I tend to think that this criticism is undeserved. Nader has a point: there should be more than two choices for president. Perhaps if there ordinarily were, we wouldn’t keep having elections where the choice feels like one between the lesser of two evils. Consolidating political power in two parties is not healthy for governance. Whoever wants to be on the ballot should be able to run, and it’s noble for him to want to change the political landscape so that 3rd party and independent candidates will be able to have more viable candidacies.
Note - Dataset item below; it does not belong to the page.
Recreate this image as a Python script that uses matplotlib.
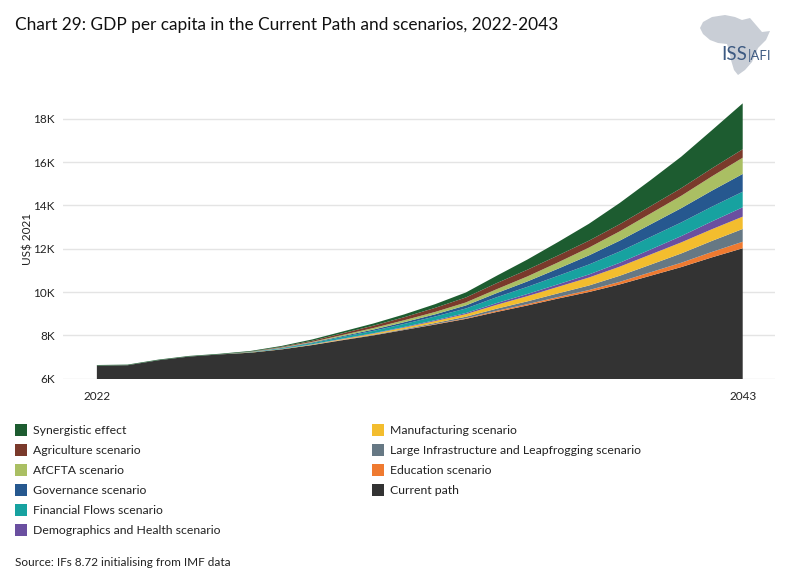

On the other hand, Nader may only have himself to blame for his loss of reputation, even though that loss may be undeserved. He is a man who is both right and wrong at the same time. His insistence on running in this election may have been a bridge too far, one too many battles, which, though worthy on its own, may have undermined the others he also wished to fight. Nader has many people working hard in his non-profits, trying to affect positive policy changes … These dedicated people keep pressing for important changes that this administration refuses to adopt. They need an alternative one in order to get their job done. Nader knows he isn’t going to win this election, but if he even slightly (and however inadvertently) contributes to the re-election of the current administration, it will be extremely counter-productive to his other causes.